··· Recorded data

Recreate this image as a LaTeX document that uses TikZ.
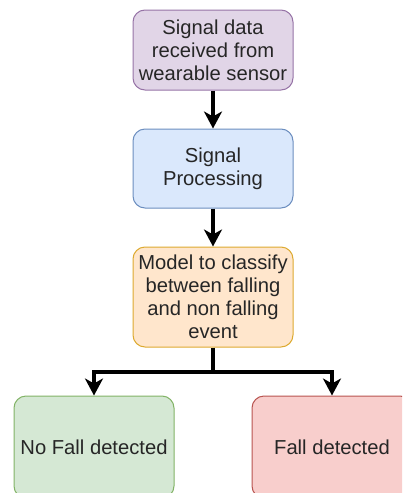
\documentclass[tikz,border=0pt]{standalone}
\usepackage{fontspec}
\setmainfont{Liberation Sans}
\usetikzlibrary{positioning,arrows.meta}

\definecolor{lilacfill}{HTML}{E1D5E7}
\definecolor{lilacline}{HTML}{9673A6}
\definecolor{skyfill}{HTML}{DAE8FC}
\definecolor{skyline}{HTML}{6C8EBF}
\definecolor{peachfill}{HTML}{FFE6CC}
\definecolor{peachline}{HTML}{DDAA30}
\definecolor{mintfill}{HTML}{D5E8D4}
\definecolor{mintline}{HTML}{82B366}
\definecolor{rosefill}{HTML}{F8CECC}
\definecolor{roseline}{HTML}{B85450}

\tikzset{
  stage/.style={draw,rounded corners=12pt,line width=1pt,minimum width=160pt,
    inner sep=0pt,align=center,text=black!85,
    font=\fontsize{20.2}{23}\selectfont},
  flow/.style={line width=3.6pt,-{Stealth[length=17pt,width=18pt,inset=5pt]}}
}

\begin{document}
\begin{tikzpicture}[x=1pt,y=-1pt]
  \clip (0,0) rectangle (402,493);
  \useasboundingbox (0,0) rectangle (402,493);

  % pipeline
  \node[stage,fill=lilacfill,draw=lilacline,minimum height=80pt] (sensor) at (213,50)
    {Signal data\\received from\\wearable sensor};
  \node[stage,fill=skyfill,draw=skyline,minimum height=79pt] (proc) at (213,168.5)
    {Signal\\Processing};
  \node[stage,fill=peachfill,draw=peachline,minimum height=100pt] (model) at (213,297)
    {Model to classify\\between falling\\and non falling\\event};

  % outcomes
  \node[stage,fill=mintfill,draw=mintline,minimum height=102pt] (nofall) at (94,447)
    {No Fall detected};
  \node[stage,fill=rosefill,draw=roseline,minimum height=102pt] (fall) at (332,447)
    {Fall detected};

  \draw[flow] (sensor) -- (proc);
  \draw[flow] (proc) -- (model);

  \coordinate (split) at (213,372);
  \draw[line width=3.6pt] (model) -- (split);
  \draw[flow] (split) -| (nofall);
  \draw[flow] (split) -| (fall);
\end{tikzpicture}
\end{document}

······

■ Objective: Repeat all the data as it stands, dropping any images it holds.

■ Solution for this problem:
Recreate this image as a LaTeX document that uses TikZ.
\documentclass[tikz,border=0pt]{standalone}
\usepackage{fontspec}
\setmainfont{Liberation Sans}
\usetikzlibrary{positioning,arrows.meta}

\definecolor{lilacfill}{HTML}{E1D5E7}
\definecolor{lilacline}{HTML}{9673A6}
\definecolor{skyfill}{HTML}{DAE8FC}
\definecolor{skyline}{HTML}{6C8EBF}
\definecolor{peachfill}{HTML}{FFE6CC}
\definecolor{peachline}{HTML}{DDAA30}
\definecolor{mintfill}{HTML}{D5E8D4}
\definecolor{mintline}{HTML}{82B366}
\definecolor{rosefill}{HTML}{F8CECC}
\definecolor{roseline}{HTML}{B85450}

\tikzset{
  stage/.style={draw,rounded corners=12pt,line width=1pt,minimum width=160pt,
    inner sep=0pt,align=center,text=black!85,
    font=\fontsize{20.2}{23}\selectfont},
  flow/.style={line width=3.6pt,-{Stealth[length=17pt,width=18pt,inset=5pt]}}
}

\begin{document}
\begin{tikzpicture}[x=1pt,y=-1pt]
  \clip (0,0) rectangle (402,493);
  \useasboundingbox (0,0) rectangle (402,493);

  % pipeline
  \node[stage,fill=lilacfill,draw=lilacline,minimum height=80pt] (sensor) at (213,50)
    {Signal data\\received from\\wearable sensor};
  \node[stage,fill=skyfill,draw=skyline,minimum height=79pt] (proc) at (213,168.5)
    {Signal\\Processing};
  \node[stage,fill=peachfill,draw=peachline,minimum height=100pt] (model) at (213,297)
    {Model to classify\\between falling\\and non falling\\event};

  % outcomes
  \node[stage,fill=mintfill,draw=mintline,minimum height=102pt] (nofall) at (94,447)
    {No Fall detected};
  \node[stage,fill=rosefill,draw=roseline,minimum height=102pt] (fall) at (332,447)
    {Fall detected};

  \draw[flow] (sensor) -- (proc);
  \draw[flow] (proc) -- (model);

  \coordinate (split) at (213,372);
  \draw[line width=3.6pt] (model) -- (split);
  \draw[flow] (split) -| (nofall);
  \draw[flow] (split) -| (fall);
\end{tikzpicture}
\end{document}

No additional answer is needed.